-- START --

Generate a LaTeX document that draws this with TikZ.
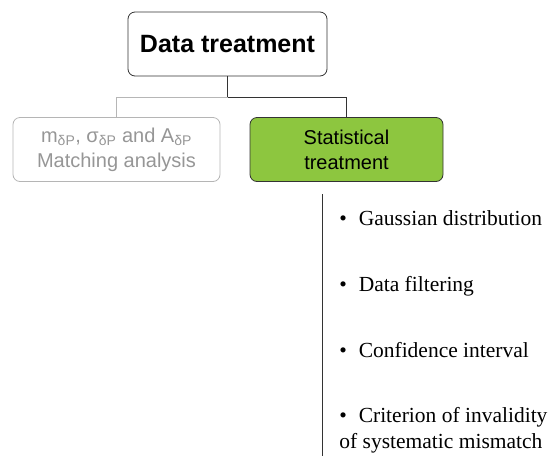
\documentclass[tikz,border=0pt]{standalone}
\usepackage{fontspec}
\setmainfont{Liberation Serif}
\setsansfont{Liberation Sans}
\usetikzlibrary{positioning}
\definecolor{leafgreen}{RGB}{141,198,63}
\definecolor{fadegray}{RGB}{150,150,150}

\begin{document}
\begin{tikzpicture}[x=1pt, y=-1pt, line width=0.8pt,
  box/.style={draw=black!80, rounded corners=7pt, align=center, inner sep=0pt,
    minimum height=64pt, minimum width=#1, font=\sffamily\fontsize{20}{25}\selectfont},
  item/.style={anchor=base west, inner sep=0pt, align=left, font=\fontsize{21.5}{26}\selectfont}]
\useasboundingbox (0,0) rectangle (551,456);
% boxes
\node[box=199pt, font=\sffamily\bfseries\fontsize{25}{30}\selectfont] (top) at (227.5,44) {Data treatment};
\node[box=207pt, draw=fadegray!70, text=fadegray] (match) at (116.5,149.5) {m\textsubscript{δP}, σ\textsubscript{δP} and A\textsubscript{δP}\\Matching analysis};
\node[box=193pt, fill=leafgreen] (stat) at (346.5,149.5) {Statistical\\treatment};
\coordinate (split) at (top.south |- 0,97);
\draw[black!80] (top.south) -- (split) -| (stat.north);
\draw[fadegray!70] (split) -| (match.north);
% list
\coordinate (listtop) at (322,194);
\coordinate (listend) at (322,456);
\draw[black!80] (listtop) -- (listend);
\node[item] (gauss) at (339,225.5) {\textbullet\hspace{0.55em}Gaussian distribution};
\node[item] (filter) at (339,291) {\textbullet\hspace{0.55em}Data filtering};
\node[item] (conf) at (339,357) {\textbullet\hspace{0.55em}Confidence interval};
\node[item] (crit) at (339,448) {\textbullet\hspace{0.55em}Criterion of invalidity\\of systematic mismatch};
\end{tikzpicture}
\end{document}
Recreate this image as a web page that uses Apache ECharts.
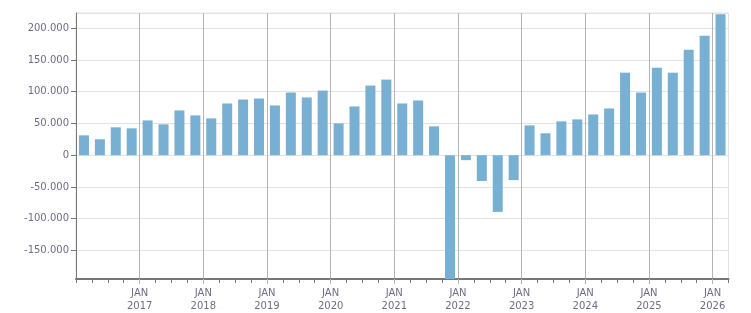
<!DOCTYPE html>
<html>
<head>
<meta charset="utf-8">
<script src="https://cdn.jsdelivr.net/npm/echarts@6/dist/echarts.min.js"></script>
<style>html,body{margin:0;padding:0;background:#fff}#c{width:751px;height:313px}</style>
</head>
<body>
<div id="c"></div>
<script>
// Quarterly categories 2016 Q1 .. 2026 Q1
var categories = ['2016 Q1','2016 Q2','2016 Q3','2016 Q4',
  '2017 Q1','2017 Q2','2017 Q3','2017 Q4',
  '2018 Q1','2018 Q2','2018 Q3','2018 Q4',
  '2019 Q1','2019 Q2','2019 Q3','2019 Q4',
  '2020 Q1','2020 Q2','2020 Q3','2020 Q4',
  '2021 Q1','2021 Q2','2021 Q3','2021 Q4',
  '2022 Q1','2022 Q2','2022 Q3','2022 Q4',
  '2023 Q1','2023 Q2','2023 Q3','2023 Q4',
  '2024 Q1','2024 Q2','2024 Q3','2024 Q4',
  '2025 Q1','2025 Q2','2025 Q3','2025 Q4',
  '2026 Q1'];
var values = [31300, 25100, 43900, 42300,
  54800, 48600, 70500, 62700,
  58000, 81500, 87700, 89300,
  78300, 98700, 90900, 101800,
  50100, 76800, 109700, 119100,
  81500, 86200, 45400, -215000,
  -7800, -40700, -89300, -39200,
  47000, 34500, 53300, 56400,
  64200, 73600, 130000, 98700,
  137900, 130000, 166100, 188000,
  222000];
// Boundary labels (month + year) at each January
var boundaryYears = ['2016','2017','2018','2019','2020','2021','2022','2023','2024','2025','2026'];
var yMin = -195000, yMax = 224000;

var boundaryCats = [];
for (var i = 0; i <= categories.length; i++) {
  boundaryCats.push(i % 4 === 0 ? 'JAN\n' + boundaryYears[i / 4] : '');
}
function fmt(v) {
  var s = Math.abs(v).toString().replace(/\B(?=(\d{3})+(?!\d))/g, '.');
  return (v < 0 ? '-' : '') + s;
}
function isJan(i) { return i % 4 === 0 && i > 0 && i <= 40; }
var font = 'DejaVu Sans';
var chart = echarts.init(document.getElementById('c'), null, {renderer: 'canvas'});
chart.setOption({
  animation: false,
  grid: {left: 76, right: 22.5, top: 13, bottom: 32, show: true, borderColor: '#e2e2e2', borderWidth: 1, backgroundColor: 'transparent'},
  xAxis: [{
    type: 'category', data: categories, boundaryGap: true, position: 'bottom',
    axisLine: {show: true, onZero: false, lineStyle: {color: '#777', width: 2}},
    axisTick: {show: true, interval: 0, length: 4, lineStyle: {color: '#777'}},
    axisLabel: {show: false},
    splitLine: {show: false}
  }, {
    type: 'category', data: boundaryCats, boundaryGap: false, position: 'bottom',
    axisLine: {show: false, onZero: false},
    axisTick: {show: true, length: 5, interval: isJan, lineStyle: {color: '#b4b4b4'}},
    axisLabel: {show: true, interval: isJan, color: '#6f6d86', fontFamily: font, fontSize: 10, lineHeight: 13, margin: 8},
    splitLine: {show: true, interval: isJan, lineStyle: {color: '#b4b4b4', width: 1}}
  }],
  yAxis: {
    type: 'value', min: yMin, max: yMax, splitNumber: 8, minInterval: 50000, maxInterval: 50000,
    axisLine: {show: true, lineStyle: {color: '#777', width: 1}},
    axisTick: {show: true, length: 5, lineStyle: {color: '#777'}},
    axisLabel: {color: '#6f6d86', fontFamily: font, fontSize: 10, margin: 7, showMinLabel: false, showMaxLabel: false, formatter: fmt},
    splitLine: {show: true, lineStyle: {color: '#e2e2e2', width: 1}}
  },
  series: [{
    type: 'bar', xAxisIndex: 0, data: values, barWidth: 10, clip: true,
    itemStyle: {color: '#77b0d2'}
  }]
});
</script>
</body>
</html>
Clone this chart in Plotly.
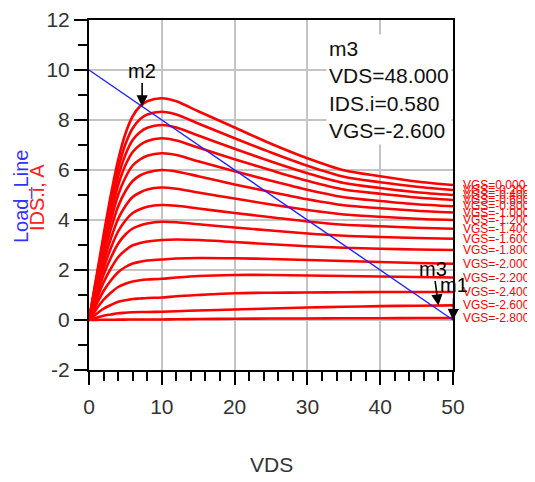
import plotly.graph_objects as go

# ---------------- data ----------------
vds = [0, 1, 2, 3, 4, 5, 6, 7, 8, 10, 12, 15, 20, 25, 30, 35, 40, 45, 50]

vgs = [0.0, -0.2, -0.4, -0.6, -0.8, -1.0, -1.2, -1.4, -1.6, -1.8, -2.0, -2.2, -2.4, -2.6, -2.8]

ids_vgs_0p0 = [0, 1.70, 3.40, 5.00, 6.40, 7.45, 8.15, 8.55, 8.75, 8.87, 8.75, 8.35, 7.70, 7.05, 6.47, 5.99, 5.75, 5.54, 5.40]
ids_vgs_0p2 = [0, 1.63, 3.25, 4.74, 6.06, 7.03, 7.67, 8.03, 8.22, 8.33, 8.22, 7.86, 7.27, 6.70, 6.17, 5.73, 5.51, 5.33, 5.20]
ids_vgs_0p4 = [0, 1.58, 3.12, 4.52, 5.73, 6.61, 7.20, 7.51, 7.69, 7.80, 7.70, 7.38, 6.85, 6.34, 5.87, 5.48, 5.28, 5.11, 5.00]
ids_vgs_0p6 = [0, 1.52, 2.98, 4.27, 5.39, 6.19, 6.72, 7.00, 7.16, 7.27, 7.18, 6.90, 6.43, 5.99, 5.57, 5.22, 5.05, 4.90, 4.80]
ids_vgs_0p8 = [0, 1.44, 2.80, 3.98, 5.00, 5.70, 6.18, 6.42, 6.57, 6.67, 6.60, 6.35, 5.95, 5.57, 5.21, 4.91, 4.76, 4.63, 4.55]
ids_vgs_1p0 = [0, 1.33, 2.58, 3.64, 4.54, 5.15, 5.56, 5.78, 5.90, 6.00, 5.94, 5.75, 5.42, 5.12, 4.83, 4.59, 4.47, 4.37, 4.30]
ids_vgs_1p2 = [0, 1.21, 2.33, 3.26, 4.04, 4.56, 4.92, 5.10, 5.22, 5.30, 5.25, 5.10, 4.86, 4.62, 4.40, 4.22, 4.13, 4.05, 4.00]
ids_vgs_1p4 = [0, 1.08, 2.07, 2.88, 3.54, 3.98, 4.28, 4.43, 4.53, 4.60, 4.57, 4.46, 4.28, 4.11, 3.94, 3.81, 3.75, 3.69, 3.65]
ids_vgs_1p6 = [0, 0.95, 1.81, 2.49, 3.05, 3.42, 3.66, 3.78, 3.86, 3.93, 3.91, 3.83, 3.70, 3.58, 3.46, 3.37, 3.32, 3.28, 3.25]
ids_vgs_1p8 = [0, 0.79, 1.50, 2.06, 2.51, 2.79, 2.99, 3.08, 3.14, 3.20, 3.22, 3.20, 3.12, 3.03, 2.95, 2.89, 2.85, 2.82, 2.80]
ids_vgs_2p0 = [0, 0.61, 1.16, 1.58, 1.91, 2.12, 2.26, 2.33, 2.38, 2.42, 2.46, 2.48, 2.47, 2.44, 2.40, 2.36, 2.32, 2.28, 2.25]
ids_vgs_2p2 = [0, 0.43, 0.81, 1.09, 1.32, 1.45, 1.54, 1.59, 1.62, 1.65, 1.70, 1.76, 1.80, 1.80, 1.78, 1.76, 1.74, 1.72, 1.70]
ids_vgs_2p4 = [0, 0.24, 0.45, 0.60, 0.73, 0.79, 0.84, 0.86, 0.88, 0.90, 0.95, 1.00, 1.07, 1.09, 1.10, 1.11, 1.12, 1.12, 1.12]
ids_vgs_2p6 = [0, 0.09, 0.17, 0.22, 0.27, 0.29, 0.31, 0.32, 0.32, 0.33, 0.35, 0.38, 0.42, 0.46, 0.50, 0.53, 0.555, 0.572, 0.585]
ids_vgs_2p8 = [0, 0.005, 0.01, 0.01, 0.015, 0.015, 0.02, 0.02, 0.02, 0.02, 0.03, 0.04, 0.05, 0.06, 0.06, 0.07, 0.07, 0.08, 0.08]

ids_curves = [ids_vgs_0p0, ids_vgs_0p2, ids_vgs_0p4, ids_vgs_0p6, ids_vgs_0p8,
              ids_vgs_1p0, ids_vgs_1p2, ids_vgs_1p4, ids_vgs_1p6, ids_vgs_1p8,
              ids_vgs_2p0, ids_vgs_2p2, ids_vgs_2p4, ids_vgs_2p6, ids_vgs_2p8]

load_vds = [0, 50]
load_ids = [10, 0]

marker_names = ["m1", "m2", "m3"]
marker_vds = [50, 7.3, 48]
marker_ids = [0.0, 8.54, 0.58]

x_ticks = [0, 10, 20, 30, 40, 50]
x_ticktext = ["0", "10", "20", "30", "40", "50"]
y_ticks = [-2, 0, 2, 4, 6, 8, 10, 12]
y_ticktext = ["-2", "0", "2", "4", "6", "8", "10", "12"]

info_lines = ["m3", "VDS=48.000", "IDS.i=0.580", "VGS=-2.600"]

# ---------------- figure ----------------
FONT = "Liberation Sans, Arial, sans-serif"
OFF = 8                         # the page body margin shifts the figure by 8 px
W, H = 535 - OFF, 482 - OFF
# plot-area box in window pixels, converted to figure pixels
L, R, T, B = 89 - OFF, 453 - OFF, 20 - OFF, 370 - OFF


def px_to_paper(px, py):
    """window pixel -> paper coordinate"""
    return (px - OFF - L) / (R - L), (B - (py - OFF)) / (B - T)


fig = go.Figure()

for v, ys in zip(vgs, ids_curves):
    fig.add_trace(go.Scatter(
        x=vds, y=ys, mode="lines",
        line=dict(color="#ff0000", width=2.6, shape="spline", smoothing=0.8),
        name=f"VGS={v:.3f}", showlegend=False, hoverinfo="skip"))

fig.add_trace(go.Scatter(
    x=load_vds, y=load_ids, mode="lines",
    line=dict(color="#2020ff", width=1.4), showlegend=False, hoverinfo="skip"))

annotations = []
# curve end labels
for v, ys in zip(vgs, ids_curves):
    annotations.append(dict(
        x=vds[-1], y=ys[-1], xref="x", yref="y", text=f"VGS={v:.3f}",
        showarrow=False, xanchor="left", yanchor="middle", xshift=8,
        font=dict(family=FONT, size=12, color="#ff0000")))

# markers
offsets = {"m1": (1, -35), "m2": (0, -36), "m3": (-5, -37)}
for n, mx, my in zip(marker_names, marker_vds, marker_ids):
    ax, ay = offsets[n]
    annotations.append(dict(
        x=mx, y=my, xref="x", yref="y", text=n, showarrow=True,
        ax=ax, ay=ay, arrowhead=2, arrowsize=1.4, arrowwidth=1.6,
        arrowcolor="black", standoff=0, startstandoff=0,
        font=dict(family=FONT, size=20, color="black")))

# info box
bx, by = px_to_paper(326, 34)
annotations.append(dict(
    x=bx, y=by, xref="paper", yref="paper",
    text="<br>".join(info_lines), showarrow=False, align="left",
    xanchor="left", yanchor="top", bgcolor="white", borderpad=2,
    font=dict(family=FONT, size=21, color="#111111")))

# y-axis titles
for txt, cx, cy, col in [("Load_Line", 21, 197, "#3333ff"), ("IDS.i, A", 37, 198, "#ff2020")]:
    px_, py_ = px_to_paper(cx, cy)
    annotations.append(dict(
        x=px_, y=py_, xref="paper", yref="paper", text=txt, textangle=-90,
        xanchor="center", yanchor="middle",
        showarrow=False, font=dict(family=FONT, size=20, color=col)))

# x-axis title
tx, ty = px_to_paper(271, 464)
annotations.append(dict(
    x=tx, y=ty, xref="paper", yref="paper", text="VDS",
    xanchor="center", yanchor="middle", showarrow=False,
    font=dict(family=FONT, size=21, color="#333333")))

fig.update_layout(
    width=W, height=H,
    margin=dict(l=L, r=W - R, t=T, b=H - B, autoexpand=False),
    paper_bgcolor="white", plot_bgcolor="white",
    showlegend=False,
    annotations=annotations,
    font=dict(family=FONT, size=21, color="#222222"),
)

fig.update_xaxes(
    range=[0, 50], tickvals=x_ticks, ticktext=x_ticktext, ticks="outside",
    ticklen=13, tickwidth=2, automargin=False,
    tickcolor="black", showline=True, linecolor="black", linewidth=2, mirror=True,
    showgrid=True, gridcolor="#c4c4c4", gridwidth=1.5, zeroline=False,
    minor=dict(dtick=2, ticks="outside", ticklen=9, tickwidth=2, tickcolor="black", showgrid=False),
    ticklabelstandoff=4,
    tickfont=dict(family=FONT, size=21, color="#333333"),
)
fig.update_yaxes(
    range=[-2, 12], tickvals=y_ticks, ticktext=y_ticktext, ticks="outside",
    ticklen=13, tickwidth=2, automargin=False,
    tickcolor="black", showline=True, linecolor="black", linewidth=2, mirror=True,
    showgrid=True, gridcolor="#c4c4c4", gridwidth=1.5, zeroline=False,
    minor=dict(dtick=1, ticks="outside", ticklen=9, tickwidth=2, tickcolor="black", showgrid=False),
    tickfont=dict(family=FONT, size=21, color="#333333"),
)

fig.write_html("out.html")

-- END --

** PROBLEM STATEMENT **
Repeat the lines between those holding "Recreate this image" and "var yMin = -195000, yMax = 224000;", inclusive. Pictures stay out.

** OUTPUT FOR THIS TASK **
Recreate this image as a web page that uses Apache ECharts.
<!DOCTYPE html>
<html>
<head>
<meta charset="utf-8">
<script src="https://cdn.jsdelivr.net/npm/echarts@6/dist/echarts.min.js"></script>
<style>html,body{margin:0;padding:0;background:#fff}#c{width:751px;height:313px}</style>
</head>
<body>
<div id="c"></div>
<script>
// Quarterly categories 2016 Q1 .. 2026 Q1
var categories = ['2016 Q1','2016 Q2','2016 Q3','2016 Q4',
  '2017 Q1','2017 Q2','2017 Q3','2017 Q4',
  '2018 Q1','2018 Q2','2018 Q3','2018 Q4',
  '2019 Q1','2019 Q2','2019 Q3','2019 Q4',
  '2020 Q1','2020 Q2','2020 Q3','2020 Q4',
  '2021 Q1','2021 Q2','2021 Q3','2021 Q4',
  '2022 Q1','2022 Q2','2022 Q3','2022 Q4',
  '2023 Q1','2023 Q2','2023 Q3','2023 Q4',
  '2024 Q1','2024 Q2','2024 Q3','2024 Q4',
  '2025 Q1','2025 Q2','2025 Q3','2025 Q4',
  '2026 Q1'];
var values = [31300, 25100, 43900, 42300,
  54800, 48600, 70500, 62700,
  58000, 81500, 87700, 89300,
  78300, 98700, 90900, 101800,
  50100, 76800, 109700, 119100,
  81500, 86200, 45400, -215000,
  -7800, -40700, -89300, -39200,
  47000, 34500, 53300, 56400,
  64200, 73600, 130000, 98700,
  137900, 130000, 166100, 188000,
  222000];
// Boundary labels (month + year) at each January
var boundaryYears = ['2016','2017','2018','2019','2020','2021','2022','2023','2024','2025','2026'];
var yMin = -195000, yMax = 224000;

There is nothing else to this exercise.